** begin **

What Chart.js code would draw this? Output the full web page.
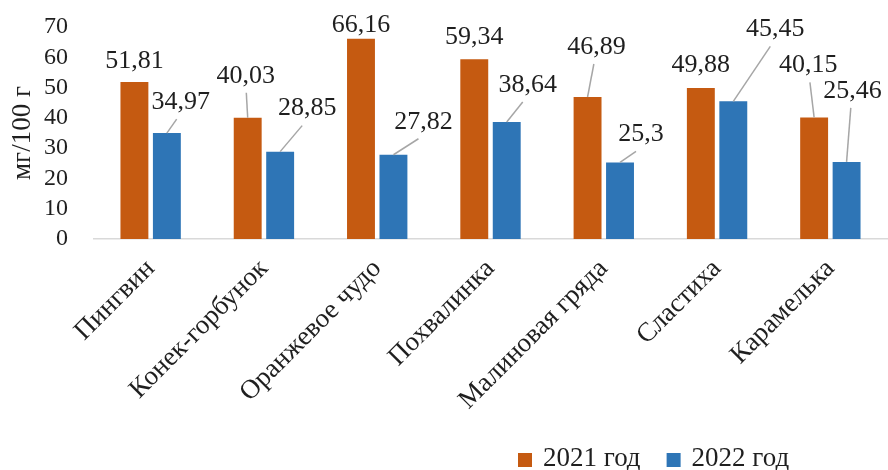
<!DOCTYPE html>
<html><head><meta charset="utf-8">
<script src="https://cdn.jsdelivr.net/npm/chart.js@4.4.0/dist/chart.umd.min.js"></script>
<style>html,body{margin:0;padding:0;background:#fff;} #wrap{width:888px;height:470px;}</style>
</head><body><div id="wrap"><canvas id="c" width="888" height="470"></canvas></div>
<script>
const categories = ['Пингвин','Конек-горбунок','Оранжевое чудо','Похвалинка','Малиновая гряда','Сластиха','Карамелька'];
const values2021 = [51.81,40.03,66.16,59.34,46.89,49.88,40.15];
const values2022 = [34.97,28.85,27.82,38.64,25.3,45.45,25.46];
const seriesNames = ['2021 год','2022 год'];
const yTicks = [0,10,20,30,40,50,60,70];
const yTitle = 'мг/100 г';
// label placement (px, relative to bar top): [dx, dy, leader line]
const labelPos2021 = [[0,-21,0],[-2,-42,1],[0,-13,0],[0,-22,0],[9,-50,1],[0,-23,0],[-6,-52,1]];
const labelPos2022 = [[14,-31,1],[27,-43,1],[30,-33,1],[21,-37,1],[21,-28,1],[42,-72,1],[6,-71,1]];

const FONT = 'Liberation Serif';
const TEXT = '#1f1f1f';

const labelPlugin = {
  id: 'valueLabels',
  afterDatasetsDraw(chart) {
    const ctx = chart.ctx;
    const pos = [labelPos2021, labelPos2022];
    ctx.save();
    ctx.font = '26px "' + FONT + '"';
    ctx.textAlign = 'center';
    ctx.textBaseline = 'middle';
    chart.data.datasets.forEach((ds, di) => {
      const meta = chart.getDatasetMeta(di);
      meta.data.forEach((bar, i) => {
        const [dx, dy, lead] = pos[di][i];
        const cx = bar.x + dx, cy = bar.y + dy;
        const txt = String(ds.data[i]).replace('.', ',');
        if (lead) {
          const ex = cx - Math.sign(dx) * Math.min(5, Math.abs(dx) * 0.3);
          ctx.beginPath();
          ctx.strokeStyle = '#a6a6a6';
          ctx.lineWidth = 1.5;
          ctx.moveTo(bar.x, bar.y);
          ctx.lineTo(ex, cy + 17);
          ctx.stroke();
        }
        ctx.fillStyle = TEXT;
        ctx.fillText(txt, cx, cy);
      });
    });
    ctx.restore();
  }
};

const legendPlugin = {
  id: 'bottomLegend',
  afterDraw(chart) {
    const ctx = chart.ctx;
    ctx.save();
    ctx.font = '27px "' + FONT + '"';
    ctx.textBaseline = 'middle';
    ctx.textAlign = 'left';
    let x = 518;
    const y = 459, box = 14;
    chart.data.datasets.forEach(ds => {
      ctx.fillStyle = ds.backgroundColor;
      ctx.fillRect(x, y - box / 2 + 1, box, box);
      x += box + 11;
      ctx.fillStyle = TEXT;
      ctx.fillText(ds.label, x, y);
      x += ctx.measureText(ds.label).width + 26;
    });
    ctx.restore();
  }
};

new Chart(document.getElementById('c'), {
  type: 'bar',
  data: {
    labels: categories,
    datasets: [
      { label: seriesNames[0], data: values2021, backgroundColor: '#C55A11', categoryPercentage: 0.573, barPercentage: 0.86 },
      { label: seriesNames[1], data: values2022, backgroundColor: '#2E75B6', categoryPercentage: 0.573, barPercentage: 0.86 }
    ]
  },
  options: {
    responsive: false,
    animation: false,
    layout: { padding: { top: 27, right: 1, left: 0, bottom: 0 } },
    plugins: { legend: { display: false }, tooltip: { enabled: false } },
    scales: {
      x: {
        grid: { display: false },
        border: { display: true, color: '#d9d9d9', width: 1.5 },
        ticks: { autoSkip: false, minRotation: 45, maxRotation: 45, padding: 6, color: TEXT,
                 font: { family: FONT, size: 27 } },
        afterFit(s) { s.height = 231; s.paddingLeft = 0; s.paddingRight = 0; s.paddingTop = 0; s.paddingBottom = 0; }
      },
      y: {
        min: 0, max: 70,
        afterBuildTicks(s) { s.ticks = yTicks.map(v => ({ value: v })); },
        grid: { display: false },
        border: { display: false },
        ticks: { autoSkip: false, stepSize: 10, padding: 18, color: TEXT, font: { family: FONT, size: 24 }, callback: v => String(v) },
        title: { display: true, text: yTitle, color: TEXT, font: { family: FONT, size: 27 }, padding: { top: 7, bottom: 0 } },
        afterFit(s) { s.width = 94; s.paddingTop = 0; s.paddingBottom = 0; s.paddingLeft = 0; s.paddingRight = 0; }
      }
    }
  },
  plugins: [labelPlugin, legendPlugin]
});
</script>
</body></html>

** end **

■ PROBLEM DESCRIPTION: Repeat the data exactly, dropping every picture it holds.

■ THE COMPLETED TASK:
What Chart.js code would draw this? Output the full web page.
<!DOCTYPE html>
<html><head><meta charset="utf-8">
<script src="https://cdn.jsdelivr.net/npm/chart.js@4.4.0/dist/chart.umd.min.js"></script>
<style>html,body{margin:0;padding:0;background:#fff;} #wrap{width:888px;height:470px;}</style>
</head><body><div id="wrap"><canvas id="c" width="888" height="470"></canvas></div>
<script>
const categories = ['Пингвин','Конек-горбунок','Оранжевое чудо','Похвалинка','Малиновая гряда','Сластиха','Карамелька'];
const values2021 = [51.81,40.03,66.16,59.34,46.89,49.88,40.15];
const values2022 = [34.97,28.85,27.82,38.64,25.3,45.45,25.46];
const seriesNames = ['2021 год','2022 год'];
const yTicks = [0,10,20,30,40,50,60,70];
const yTitle = 'мг/100 г';
// label placement (px, relative to bar top): [dx, dy, leader line]
const labelPos2021 = [[0,-21,0],[-2,-42,1],[0,-13,0],[0,-22,0],[9,-50,1],[0,-23,0],[-6,-52,1]];
const labelPos2022 = [[14,-31,1],[27,-43,1],[30,-33,1],[21,-37,1],[21,-28,1],[42,-72,1],[6,-71,1]];

const FONT = 'Liberation Serif';
const TEXT = '#1f1f1f';

const labelPlugin = {
  id: 'valueLabels',
  afterDatasetsDraw(chart) {
    const ctx = chart.ctx;
    const pos = [labelPos2021, labelPos2022];
    ctx.save();
    ctx.font = '26px "' + FONT + '"';
    ctx.textAlign = 'center';
    ctx.textBaseline = 'middle';
    chart.data.datasets.forEach((ds, di) => {
      const meta = chart.getDatasetMeta(di);
      meta.data.forEach((bar, i) => {
        const [dx, dy, lead] = pos[di][i];
        const cx = bar.x + dx, cy = bar.y + dy;
        const txt = String(ds.data[i]).replace('.', ',');
        if (lead) {
          const ex = cx - Math.sign(dx) * Math.min(5, Math.abs(dx) * 0.3);
          ctx.beginPath();
          ctx.strokeStyle = '#a6a6a6';
          ctx.lineWidth = 1.5;
          ctx.moveTo(bar.x, bar.y);
          ctx.lineTo(ex, cy + 17);
          ctx.stroke();
        }
        ctx.fillStyle = TEXT;
        ctx.fillText(txt, cx, cy);
      });
    });
    ctx.restore();
  }
};

const legendPlugin = {
  id: 'bottomLegend',
  afterDraw(chart) {
    const ctx = chart.ctx;
    ctx.save();
    ctx.font = '27px "' + FONT + '"';
    ctx.textBaseline = 'middle';
    ctx.textAlign = 'left';
    let x = 518;
    const y = 459, box = 14;
    chart.data.datasets.forEach(ds => {
      ctx.fillStyle = ds.backgroundColor;
      ctx.fillRect(x, y - box / 2 + 1, box, box);
      x += box + 11;
      ctx.fillStyle = TEXT;
      ctx.fillText(ds.label, x, y);
      x += ctx.measureText(ds.label).width + 26;
    });
    ctx.restore();
  }
};

new Chart(document.getElementById('c'), {
  type: 'bar',
  data: {
    labels: categories,
    datasets: [
      { label: seriesNames[0], data: values2021, backgroundColor: '#C55A11', categoryPercentage: 0.573, barPercentage: 0.86 },
      { label: seriesNames[1], data: values2022, backgroundColor: '#2E75B6', categoryPercentage: 0.573, barPercentage: 0.86 }
    ]
  },
  options: {
    responsive: false,
    animation: false,
    layout: { padding: { top: 27, right: 1, left: 0, bottom: 0 } },
    plugins: { legend: { display: false }, tooltip: { enabled: false } },
    scales: {
      x: {
        grid: { display: false },
        border: { display: true, color: '#d9d9d9', width: 1.5 },
        ticks: { autoSkip: false, minRotation: 45, maxRotation: 45, padding: 6, color: TEXT,
                 font: { family: FONT, size: 27 } },
        afterFit(s) { s.height = 231; s.paddingLeft = 0; s.paddingRight = 0; s.paddingTop = 0; s.paddingBottom = 0; }
      },
      y: {
        min: 0, max: 70,
        afterBuildTicks(s) { s.ticks = yTicks.map(v => ({ value: v })); },
        grid: { display: false },
        border: { display: false },
        ticks: { autoSkip: false, stepSize: 10, padding: 18, color: TEXT, font: { family: FONT, size: 24 }, callback: v => String(v) },
        title: { display: true, text: yTitle, color: TEXT, font: { family: FONT, size: 27 }, padding: { top: 7, bottom: 0 } },
        afterFit(s) { s.width = 94; s.paddingTop = 0; s.paddingBottom = 0; s.paddingLeft = 0; s.paddingRight = 0; }
      }
    }
  },
  plugins: [labelPlugin, legendPlugin]
});
</script>
</body></html>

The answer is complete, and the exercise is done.